__Short exercise__.
Reproduce exactly the lines below, from the first one through the line containing "const LW = 2;", and omit any pictures.

__Dataset content__.

####

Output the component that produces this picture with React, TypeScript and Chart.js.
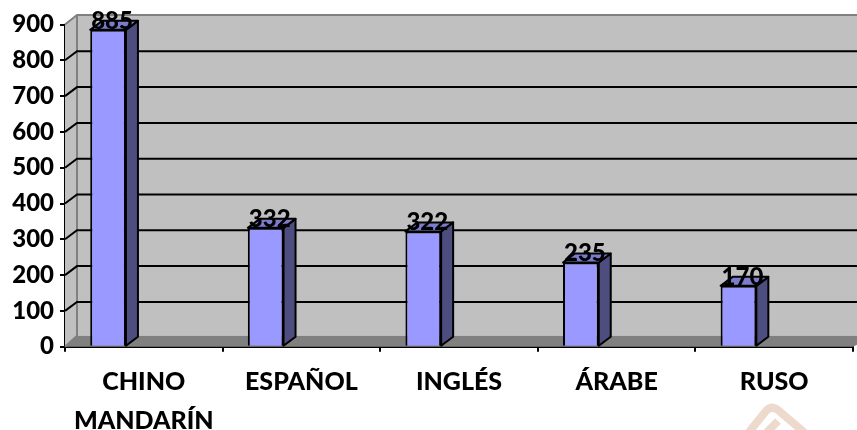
import React, { useEffect, useRef } from "react";
import { Chart, registerables, Plugin } from "chart.js";

Chart.register(...registerables);

const categories: (string | string[])[] = [["CHINO", "MANDARÍN"], "ESPAÑOL", "INGLÉS", "ÁRABE", "RUSO"];
const speakers = [885, 332, 322, 235, 170];
const FONT = "Lato, Carlito, sans-serif";
const DX = 12;
const DY = 9;
const LW = 2;

const poly = (ctx: CanvasRenderingContext2D, pts: number[][], fill?: string, stroke?: string, lw = LW) => {
  ctx.beginPath();
  pts.forEach(([x, y], i) => (i ? ctx.lineTo(x, y) : ctx.moveTo(x, y)));
  ctx.closePath();
  if (fill) {
    ctx.fillStyle = fill;
    ctx.fill();
  }
  if (stroke) {
    ctx.strokeStyle = stroke;
    ctx.lineWidth = lw;
    ctx.lineJoin = "round";
    ctx.stroke();
  }
};

const walls: Plugin<"bar"> = {
  id: "walls",
  beforeDraw(chart) {
    const { ctx } = chart;
    ctx.save();
    ctx.strokeStyle = "#EEDACD";
    ctx.lineWidth = 8;
    ctx.lineCap = "butt";
    ctx.lineJoin = "round";
    ctx.beginPath();
    ctx.moveTo(749, 432);
    ctx.lineTo(766, 411);
    ctx.quadraticCurveTo(771, 405, 778, 410);
    ctx.lineTo(806, 434);
    ctx.moveTo(767, 432);
    ctx.lineTo(778, 421);
    ctx.stroke();
    ctx.restore();
  },
  beforeDatasetsDraw(chart) {
    const { ctx, chartArea: a, scales } = chart;
    const y = scales.y;
    const top = y.getPixelForValue(900);
    const base = y.getPixelForValue(0);
    const right = chart.width + 20;
    ctx.save();
    poly(ctx, [[a.left + DX, top - DY - 0.5], [right, top - DY - 0.5], [right, base - 11], [a.left + DX, base - 11]], "#C0C0C0");
    poly(ctx, [[a.left, top], [a.left + DX, top - DY - 0.5], [a.left + DX, base - 11], [a.left, base]], "#C0C0C0");
    poly(ctx, [[a.left, base], [a.left + DX, base - 11], [right, base - 11], [a.right, base]], "#808080");
    ctx.lineWidth = LW;
    ctx.strokeStyle = "#808080";
    ctx.beginPath();
    ctx.moveTo(a.left, top);
    ctx.lineTo(a.left + DX, top - DY - 0.5);
    ctx.lineTo(right, top - DY - 0.5);
    ctx.moveTo(a.left + DX, top - DY - 0.5);
    ctx.lineTo(a.left + DX, base - 11);
    ctx.lineTo(a.left, base);
    ctx.stroke();
    ctx.strokeStyle = "#000";
    y.ticks.forEach((t) => {
      if (t.value === 0 || t.value === 900) return;
      const p = y.getPixelForValue(t.value);
      ctx.beginPath();
      ctx.moveTo(a.left, p);
      ctx.lineTo(a.left + DX, p - DY);
      ctx.lineTo(right, p - DY);
      ctx.stroke();
    });
    ctx.restore();
  },
  afterDatasetsDraw(chart) {
    const { ctx } = chart;
    const meta = chart.getDatasetMeta(0);
    ctx.save();
    meta.data.forEach((bar: any, i: number) => {
      const half = bar.width / 2;
      const l = bar.x - half;
      const r = bar.x + half;
      const t = bar.y;
      const b = bar.base;
      poly(ctx, [[r, t], [r + DX, t - DY], [r + DX, b - DY], [r, b]], "#4D4D80", "#000");
      poly(ctx, [[l, t], [l + DX, t - DY], [r + DX, t - DY], [r, t]], "#7C7CCE", "#000");
      ctx.fillStyle = "#000";
      ctx.font = `900 24px ${FONT}`;
      ctx.textAlign = "center";
      ctx.textBaseline = "middle";
      ctx.fillText(String(speakers[i]), bar.x + 4, t - 9);
    });
    ctx.restore();
  },
};

export default function App() {
  const ref = useRef<HTMLCanvasElement>(null);
  useEffect(() => {
    const chart = new Chart(ref.current!, {
      type: "bar",
      data: {
        labels: categories as any,
        datasets: [
          {
            data: speakers,
            backgroundColor: "#9999FF",
            borderColor: "#000",
            borderWidth: LW,
            barPercentage: 1,
            categoryPercentage: 0.68,
          },
          { data: [], barPercentage: 1, categoryPercentage: 0.68 },
          { data: [], barPercentage: 1, categoryPercentage: 0.68 },
        ],
      },
      options: {
        animation: false,
        responsive: false,
        devicePixelRatio: 1,
        layout: { padding: { top: 24.5, right: 4, left: 0, bottom: 0 } },
        plugins: { legend: { display: false }, tooltip: { enabled: false } },
        scales: {
          x: {
            afterFit: (s: any) => {
              s.height = 83.3;
            },
            border: { color: "#000", width: 2 },
            grid: { drawOnChartArea: false, drawTicks: true, tickLength: 5, color: "#000", lineWidth: LW },
            ticks: {
              color: "#000",
              padding: 11,
              maxRotation: 0,
              autoSkip: false,
              font: { family: FONT, size: 25, weight: "900", lineHeight: 39 / 25 },
            },
          },
          y: {
            min: 0,
            max: 900,
            afterFit: (s: any) => {
              s.width = 65;
            },
            border: { color: "#000", width: 2 },
            grid: { drawOnChartArea: false, drawTicks: true, tickLength: 5, color: "#000", lineWidth: LW },
            ticks: {
              stepSize: 100,
              color: "#000",
              padding: 6,
              font: { family: FONT, size: 24, weight: "900" },
            },
          },
        },
      },
      plugins: [walls],
    });
    return () => chart.destroy();
  }, []);
  return (
    <div style={{ position: "fixed", left: 0, top: 0, width: 857, height: 430, background: "#fff" }}>
      <canvas ref={ref} width={857} height={430} style={{ display: "block" }} />
    </div>
  );
}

####

__Result below__.
Output the component that produces this picture with React, TypeScript and Chart.js.
import React, { useEffect, useRef } from "react";
import { Chart, registerables, Plugin } from "chart.js";

Chart.register(...registerables);

const categories: (string | string[])[] = [["CHINO", "MANDARÍN"], "ESPAÑOL", "INGLÉS", "ÁRABE", "RUSO"];
const speakers = [885, 332, 322, 235, 170];
const FONT = "Lato, Carlito, sans-serif";
const DX = 12;
const DY = 9;
const LW = 2;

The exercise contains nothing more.